Des royaumes d’enfance comme celui-là ne sont pas exceptionnels. Pas de tours ni de donjons. Pas de pont levis ni de souterrains. Mais bien plus que ça. C’est un royaume qui n’en finit pas. Aucune carte ne le mentionne et pourtant nous connaissons la route par coeur.

Chacun a le sien. Chacun sait où il se situe exactement. Chacun sait pourquoi il l’a abandonné, que c’est le temps qui nous fait ça. Et ceux qui habitent les royaumes d’enfance désertés savent mieux que quiconque ce que l’on peut perdre à quitter ce royaume. Et savent aussi très bien ce que l’on peut perdre à y demeurer.

 Mais finalement on n’abandonne jamais complètement son royaume d’enfance, comme un laboureur qui jusqu’au bout cultive quelques parcelles de son champ en jachère, chacun ménage dans son avenir un moment – un WE, quelques vacances, une retraite- où il reprendra en mains les clefs de ce royaume.

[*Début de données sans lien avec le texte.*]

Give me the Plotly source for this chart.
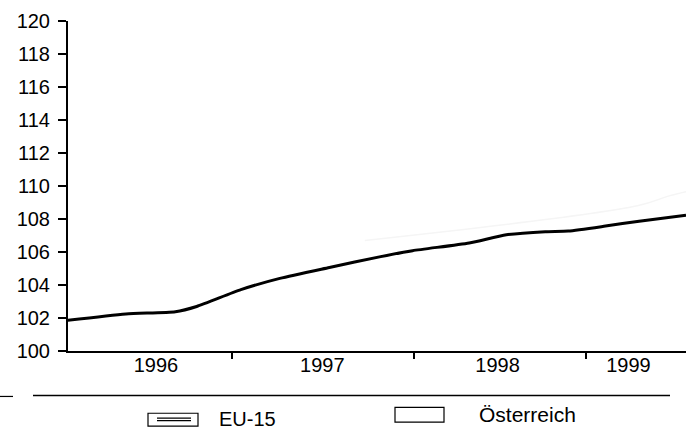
import plotly.graph_objects as go

# EU-15 index values (x as fractional years)
eu_x = [1996.07, 1996.40, 1996.68, 1996.80, 1997.05, 1997.27, 1997.55, 1997.84,
        1998.02, 1998.34, 1998.55, 1998.77, 1998.90, 1999.11, 1999.30, 1999.565]
eu_y = [101.86, 102.25, 102.38, 102.70, 103.72, 104.40, 105.06, 105.72,
        106.08, 106.55, 107.04, 107.23, 107.27, 107.57, 107.87, 108.23]

# Österreich (faded in the source, only fragments visible)
at_x = [1997.75, 1999.29, 1999.47, 1999.565]
at_y = [106.70, 108.80, 109.40, 109.65]

year_labels = ["1996", "1997", "1998", "1999"]
year_label_pos = [1996.57, 1997.51, 1998.50, 1999.24]
year_bounds = [1997, 1998.03, 1999]
y_ticks = list(range(100, 121, 2))

FONT = "Liberation Sans, Arial, Helvetica, sans-serif"

fig = go.Figure()
fig.add_trace(go.Scatter(x=at_x, y=at_y, mode="lines", name="Österreich",
                         line=dict(color="#f5f5f5", width=1.5, shape="spline"),
                         showlegend=False, hoverinfo="skip"))
fig.add_trace(go.Scatter(x=eu_x, y=eu_y, mode="lines", name="EU-15",
                         line=dict(color="black", width=3, shape="spline", smoothing=0.6),
                         showlegend=False))

fig.update_layout(
    width=696, height=436,
    margin=dict(l=68, r=10, t=17, b=85),
    paper_bgcolor="white", plot_bgcolor="white",
    font=dict(family=FONT, color="black"),
    showlegend=False,
    xaxis=dict(
        range=[1996.073, 1999.565], showgrid=False, zeroline=False,
        showline=True, linecolor="black", linewidth=2,
        tickmode="array", tickvals=year_label_pos, ticktext=year_labels,
        ticks="", tickfont=dict(size=20, family=FONT, color="black"),
        ticklabelstandoff=-5,
        minor=dict(tickmode="array", tickvals=year_bounds, ticks="outside",
                   ticklen=6, tickwidth=1.5, tickcolor="black", showgrid=False),
    ),
    yaxis=dict(
        range=[100, 120], showgrid=False, zeroline=False,
        showline=True, linecolor="black", linewidth=2,
        tickmode="array", tickvals=y_ticks,
        ticks="outside", ticklen=8, tickwidth=2, tickcolor="black",
        tickfont=dict(size=20, family=FONT, color="black"),
        ticklabelstandoff=4,
    ),
)

def px_x(p):
    return (p - 68) / 618.0

def px_y(p):
    return (351 - p) / 334.0

shapes = [
    # legend separator line
    dict(type="line", xref="paper", yref="paper", x0=px_x(33), x1=px_x(670),
         y0=px_y(396), y1=px_y(396), line=dict(color="black", width=1.5)),
    # small dash at left edge
    dict(type="line", xref="paper", yref="paper", x0=px_x(0), x1=px_x(13),
         y0=px_y(397), y1=px_y(397), line=dict(color="black", width=1.2)),
    # EU-15 legend box
    dict(type="rect", xref="paper", yref="paper", x0=px_x(148), x1=px_x(198),
         y0=px_y(427), y1=px_y(414), line=dict(color="black", width=1.2)),
    dict(type="line", xref="paper", yref="paper", x0=px_x(157), x1=px_x(191),
         y0=px_y(419), y1=px_y(419), line=dict(color="black", width=1.2)),
    dict(type="line", xref="paper", yref="paper", x0=px_x(157), x1=px_x(191),
         y0=px_y(421.5), y1=px_y(421.5), line=dict(color="black", width=1.2)),
    # Österreich legend box
    dict(type="rect", xref="paper", yref="paper", x0=px_x(395), x1=px_x(444),
         y0=px_y(423), y1=px_y(408), line=dict(color="black", width=1.2)),
]
fig.update_layout(shapes=shapes)

fig.add_annotation(text="EU-15", xref="paper", yref="paper", x=px_x(217), y=px_y(420),
                   xanchor="left", yanchor="middle", showarrow=False,
                   font=dict(size=20, family=FONT, color="black"))
fig.add_annotation(text="Österreich", xref="paper", yref="paper", x=px_x(477), y=px_y(415),
                   xanchor="left", yanchor="middle", showarrow=False,
                   font=dict(size=21, family=FONT, color="black"))

fig.write_html("out.html", config={"displayModeBar": False},
               post_script="document.body.style.margin='0px';document.body.style.overflow='hidden';")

Et si le royaume a été vendu, il le rachètera. Et si le royaume a été détruit, il en cultivera le précieux souvenir dans des albums photos ou sur de simples feuilles de papier.

C’est comme ça : sous les fondations du royaume d’enfance nos cadavres bien avant nos propres corps sont enterrés. Car les royaumes d’enfance sont des maisons hantées.

Et nous en sommes les visibles fantômes.